=== What is required ===
The line holding "const NEGRO = '#222';" is the last one to output; start at the first line of the data, keep every line in between exactly, and leave out pictures.

=== Available data ===

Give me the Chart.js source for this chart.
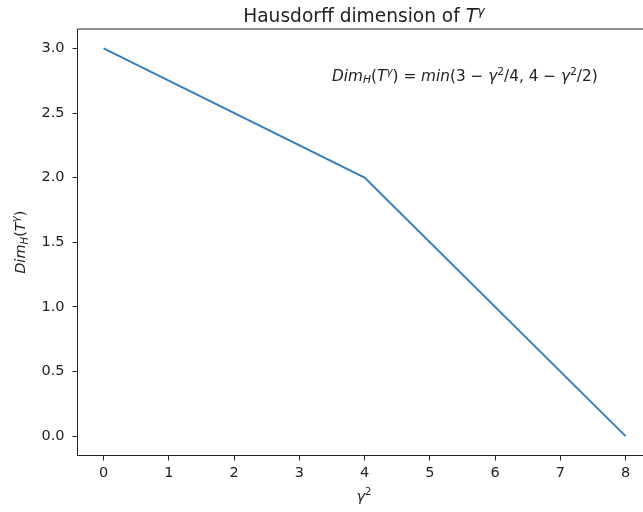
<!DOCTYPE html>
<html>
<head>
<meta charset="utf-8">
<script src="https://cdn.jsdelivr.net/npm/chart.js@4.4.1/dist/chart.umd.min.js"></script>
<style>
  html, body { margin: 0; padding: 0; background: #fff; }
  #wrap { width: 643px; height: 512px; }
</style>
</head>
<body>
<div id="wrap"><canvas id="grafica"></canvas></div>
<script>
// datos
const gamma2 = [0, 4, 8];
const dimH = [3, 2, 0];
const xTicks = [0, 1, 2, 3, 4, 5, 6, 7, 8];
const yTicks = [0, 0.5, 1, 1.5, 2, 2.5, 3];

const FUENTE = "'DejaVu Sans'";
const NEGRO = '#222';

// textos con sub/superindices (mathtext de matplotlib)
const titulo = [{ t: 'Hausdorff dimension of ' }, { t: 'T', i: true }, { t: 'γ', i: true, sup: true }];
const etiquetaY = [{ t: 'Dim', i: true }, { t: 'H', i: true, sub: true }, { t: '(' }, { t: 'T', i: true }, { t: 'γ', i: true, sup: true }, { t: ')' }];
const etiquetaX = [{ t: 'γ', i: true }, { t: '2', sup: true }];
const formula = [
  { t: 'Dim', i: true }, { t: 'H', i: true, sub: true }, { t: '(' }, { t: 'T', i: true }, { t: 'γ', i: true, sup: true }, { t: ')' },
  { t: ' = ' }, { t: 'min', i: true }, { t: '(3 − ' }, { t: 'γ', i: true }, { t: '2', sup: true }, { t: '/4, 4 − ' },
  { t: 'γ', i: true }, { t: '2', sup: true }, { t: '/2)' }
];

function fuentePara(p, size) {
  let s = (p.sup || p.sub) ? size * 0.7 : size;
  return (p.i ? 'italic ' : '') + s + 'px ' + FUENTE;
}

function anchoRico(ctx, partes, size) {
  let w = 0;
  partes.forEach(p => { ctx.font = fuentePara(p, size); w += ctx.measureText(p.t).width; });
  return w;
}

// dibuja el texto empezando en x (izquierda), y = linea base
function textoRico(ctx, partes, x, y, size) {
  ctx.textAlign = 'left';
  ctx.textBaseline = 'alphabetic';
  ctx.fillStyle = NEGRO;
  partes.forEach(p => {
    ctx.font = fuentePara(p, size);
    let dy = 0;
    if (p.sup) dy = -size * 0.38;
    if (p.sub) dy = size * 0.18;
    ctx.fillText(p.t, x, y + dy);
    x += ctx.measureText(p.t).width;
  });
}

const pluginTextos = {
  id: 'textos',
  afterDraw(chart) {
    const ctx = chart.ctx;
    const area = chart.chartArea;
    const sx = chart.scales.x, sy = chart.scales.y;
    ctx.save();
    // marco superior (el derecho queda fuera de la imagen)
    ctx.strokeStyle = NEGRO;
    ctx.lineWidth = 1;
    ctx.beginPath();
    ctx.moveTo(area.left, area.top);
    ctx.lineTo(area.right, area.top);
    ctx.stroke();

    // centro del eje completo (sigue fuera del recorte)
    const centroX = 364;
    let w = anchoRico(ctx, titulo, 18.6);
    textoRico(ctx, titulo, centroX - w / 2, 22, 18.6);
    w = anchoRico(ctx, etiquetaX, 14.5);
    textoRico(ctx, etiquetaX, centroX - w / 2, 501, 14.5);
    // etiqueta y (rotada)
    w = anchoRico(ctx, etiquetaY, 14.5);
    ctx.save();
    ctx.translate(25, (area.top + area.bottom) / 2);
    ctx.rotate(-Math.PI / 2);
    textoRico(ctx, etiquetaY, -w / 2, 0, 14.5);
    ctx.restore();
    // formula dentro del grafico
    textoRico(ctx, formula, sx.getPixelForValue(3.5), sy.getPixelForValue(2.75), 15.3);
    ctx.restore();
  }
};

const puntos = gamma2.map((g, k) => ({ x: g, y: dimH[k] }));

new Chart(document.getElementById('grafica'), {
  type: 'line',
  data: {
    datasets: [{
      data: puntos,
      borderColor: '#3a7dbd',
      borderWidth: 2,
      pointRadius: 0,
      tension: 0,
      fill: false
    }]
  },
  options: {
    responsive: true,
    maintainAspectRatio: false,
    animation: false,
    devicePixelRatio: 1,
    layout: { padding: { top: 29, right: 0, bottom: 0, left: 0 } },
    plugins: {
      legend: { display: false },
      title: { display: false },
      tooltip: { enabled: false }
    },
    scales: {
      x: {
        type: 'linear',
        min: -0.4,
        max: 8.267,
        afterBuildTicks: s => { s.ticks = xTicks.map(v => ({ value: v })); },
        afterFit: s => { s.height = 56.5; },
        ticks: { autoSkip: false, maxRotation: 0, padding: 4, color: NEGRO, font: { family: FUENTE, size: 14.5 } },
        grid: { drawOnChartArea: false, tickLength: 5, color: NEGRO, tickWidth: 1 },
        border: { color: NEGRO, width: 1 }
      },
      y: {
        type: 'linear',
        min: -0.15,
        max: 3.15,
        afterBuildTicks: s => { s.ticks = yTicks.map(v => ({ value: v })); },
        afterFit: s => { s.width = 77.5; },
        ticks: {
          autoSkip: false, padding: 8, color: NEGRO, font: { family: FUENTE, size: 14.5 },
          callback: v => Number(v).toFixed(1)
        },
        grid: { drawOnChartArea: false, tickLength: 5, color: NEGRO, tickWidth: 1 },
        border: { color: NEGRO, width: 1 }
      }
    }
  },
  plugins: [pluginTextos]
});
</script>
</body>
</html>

=== Result of the exercise ===
Give me the Chart.js source for this chart.
<!DOCTYPE html>
<html>
<head>
<meta charset="utf-8">
<script src="https://cdn.jsdelivr.net/npm/chart.js@4.4.1/dist/chart.umd.min.js"></script>
<style>
  html, body { margin: 0; padding: 0; background: #fff; }
  #wrap { width: 643px; height: 512px; }
</style>
</head>
<body>
<div id="wrap"><canvas id="grafica"></canvas></div>
<script>
// datos
const gamma2 = [0, 4, 8];
const dimH = [3, 2, 0];
const xTicks = [0, 1, 2, 3, 4, 5, 6, 7, 8];
const yTicks = [0, 0.5, 1, 1.5, 2, 2.5, 3];

const FUENTE = "'DejaVu Sans'";
const NEGRO = '#222';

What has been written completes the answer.